TASK TO CARRY OUT
From the entries that follow, gather each line holding the word "this".

(Code that draws figures)
╔══
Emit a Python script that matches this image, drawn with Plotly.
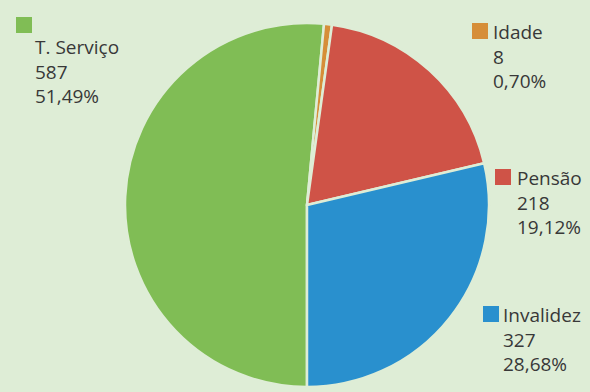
import plotly.graph_objects as go

labels = ["T. Serviço", "Idade", "Pensão", "Invalidez"]
values = [587, 8, 218, 327]
pct_labels = ["51,49%", "0,70%", "19,12%", "28,68%"]
colors = ["#80bd55", "#d68e38", "#cf5347", "#2990ce"]

W, H = 590, 392
BG = "#deedd6"

# label block placement (pixels): square box (x0,y0), text x, top of text block
square_pos = [(16, 17), (472, 23), (495, 169), (483, 306)]
text_pos = [(35, 33), (493, 18), (517, 164), (503, 301)]

fig = go.Figure()
fig.add_trace(go.Pie(
    labels=labels, values=values, sort=False, direction="clockwise",
    rotation=180, textinfo="none", hoverinfo="label+value+percent",
    marker=dict(colors=colors, line=dict(color=BG, width=2.5)),
    domain=dict(x=[125 / W, 489 / W], y=[1 - 387 / H, 1 - 23 / H]),
    showlegend=False,
))

def px(x):
    return x / W

def py(y):
    return 1 - y / H

shapes = []
annotations = []
font = dict(family="Open Sans", size=19, color="#383838")
for i, lab in enumerate(labels):
    sx, sy = square_pos[i]
    shapes.append(dict(type="rect", xref="paper", yref="paper",
                       x0=px(sx), x1=px(sx + 16), y0=py(sy), y1=py(sy + 16),
                       fillcolor=colors[i], line=dict(width=0)))
    tx, top = text_pos[i]
    txt = "<br>".join([lab, str(values[i]), pct_labels[i]])
    annotations.append(dict(text=txt, xref="paper", yref="paper",
                            x=px(tx - 1), y=py(top),
                            xanchor="left", yanchor="top", align="left",
                            showarrow=False, font=font, borderpad=0))

fig.update_layout(
    width=W, height=H, margin=dict(l=0, r=0, t=0, b=0),
    paper_bgcolor=BG, plot_bgcolor=BG,
    shapes=shapes, annotations=annotations,
)
fig.write_html("out.html")
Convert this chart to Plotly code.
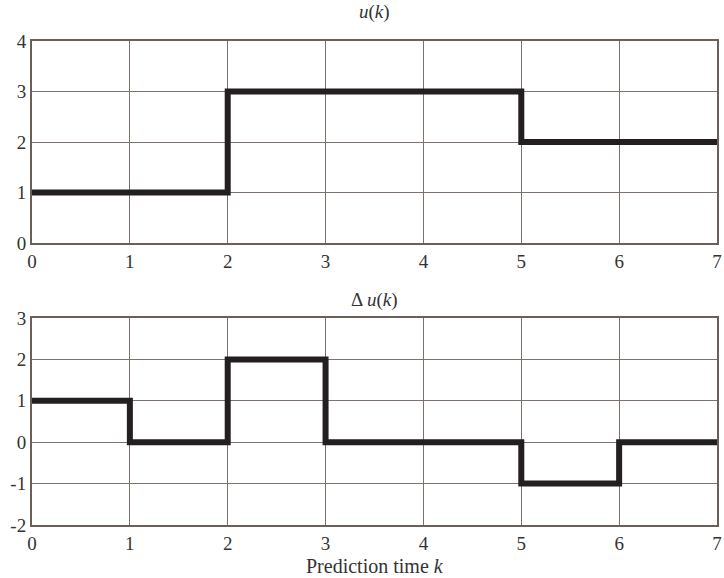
╚══
EXERCISE RESULT
Emit a Python script that matches this image, drawn with Plotly.
Convert this chart to Plotly code.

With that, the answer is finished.